Chris Fearne committed to replace current scheme to sell Maltese passports

Labour leadership contender says new scheme should replace IIP in full agreement with European Commission

Deputy PM Chris Fearne
Deputy PM Chris Fearne

Labour leadership contender and deputy Prime Minister Chris Fearne has committed a future Labour government with him as PM to scrap the Individual Investor Programme and replace it with a new scheme negotiated with Brussels which “does not harm Malta’s image abroad.”

In an interview to the Times of Malta, the aspirant Labour leader described the controversial sale of citizenship as a “good source of income” both for Malta and the practitioners working in the field. 

But Fearne is now committed to start a new scheme “which is different from the one in place together” following discussions with European institutions – including the European Parliament – and local practitioners. 

The IIP, alongside similar ones in other EU members states like Cyprus, had been repeatedly condemned by the European Parliament. 

Although the European Commission had in 2016 ‘endorsed’ the scheme following the introduction of a 12-month residency clause, it has increasingly expressed concern on the inherent risks, in particular as regards security, money laundering, tax evasion and corruption related to golden passport schemes.

The reform will take place once the current scheme reaches its cap, something which expected to happen within the first 100 days of his premiership.

Under Muscat, the government had taken no commitment on what it would do with the scheme after the cap is reached.

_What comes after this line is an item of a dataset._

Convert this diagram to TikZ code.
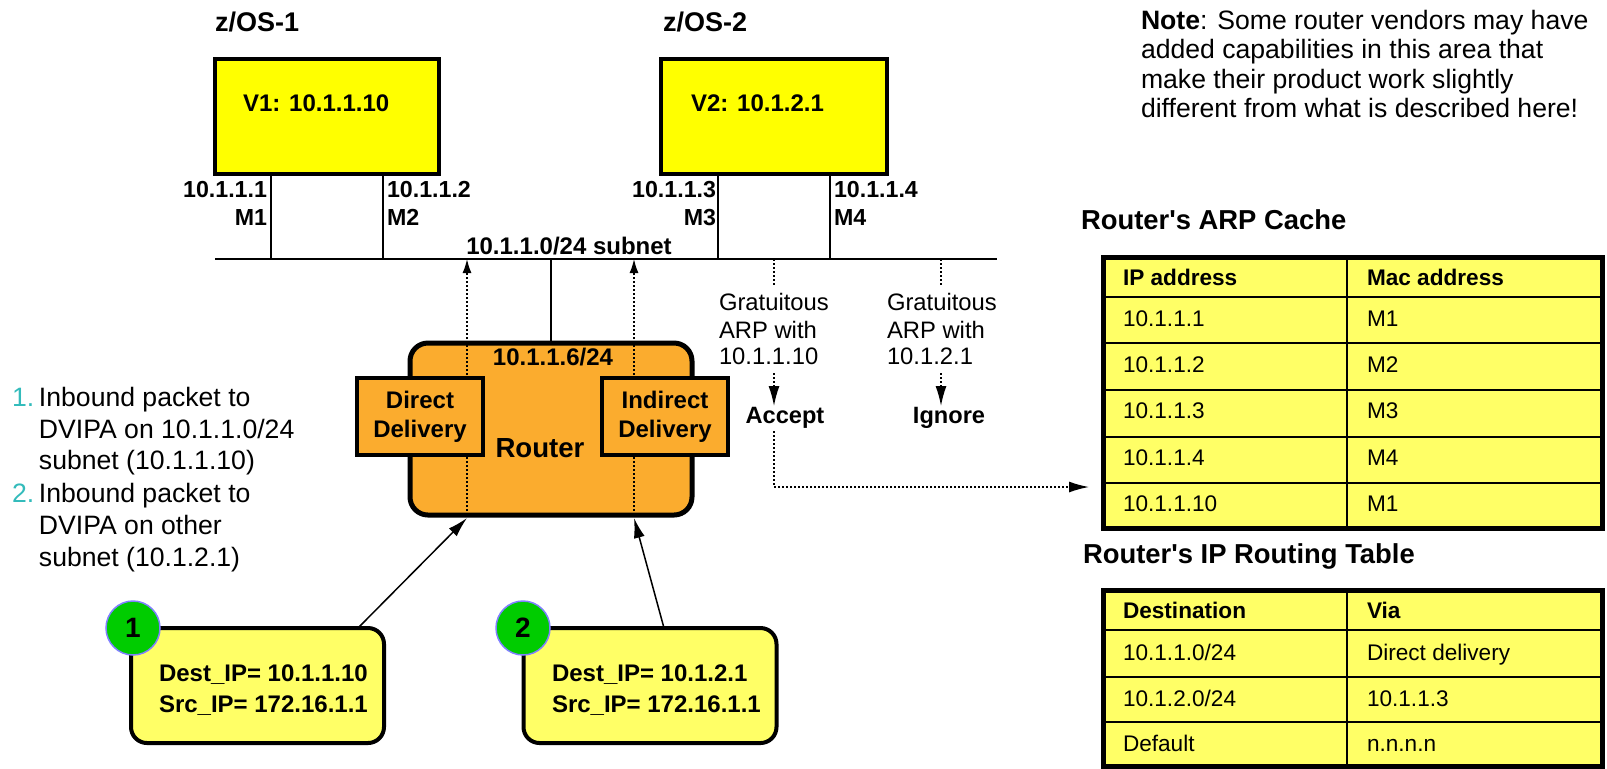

But in a clear indication that the government’s intention was to retain the scheme, in January 2018 the government commenced a public consultation through an online poll with the first question being whether the number of applications under the IIP should be capped at law or left at the open discretion of the government. The main objective of the updating and revision of the Programme was “to ensure it remains at the forefront in reputation, attractiveness and rigorousness”.

The current programme is capped at some 1,800 main applicants: that does not include dependants.

Fearne’s misgivings on the IIP is in synch with the views of the majority of respondents in opinion polls. A recent MaltaToday survey found that 56.3% disagree with the Individual Investor Programme.

The IIP was recently at the centre of controversy after a French TV sting recorded one of the passport agents boasting about his close connections with people in power and how authorities can close an eye. The agent’s licence has been suspended and all his applications, past and present, are being probed.

Citizenship Parliamentary Secretary Julia Farrugia had defended the scheme saying that this resulted in €544 million being poured into the National Development and Social Fund (NDSF), a good portion of which is used for social causes to help the vulnerable.

Applicants for a Maltese passport under the IIP should have at least a 12-month residency status in Malta although this has never been understood as implying physical presence on the island. The other requirements are the purchase (minimum €350,000) or lease (minimum €16,000 per annum) of property; a contribution of €650,000 per main applicant plus a contribution in respect of the spouse (€25,000) or other dependants (€25,000 – son/daughters under 18, €50,000 – unmarried sons/daughters between 18 and 26 and parents or parents-in-law above 55) accompanying the main applicant; and the purchase of Malta Government Bonds or locally listed securities and equities amounting to not less than €150,000.

The contract with Henley & Partners, the concessionaire of Malta’s IIP’s passport sale scheme, obliges the Maltese government to send, whenever requested, appropriate high-ranking government representatives, or other senior government officials, to speak at the events and represent the Programme and the government.  The Prime Minister himself had participated in these road shows.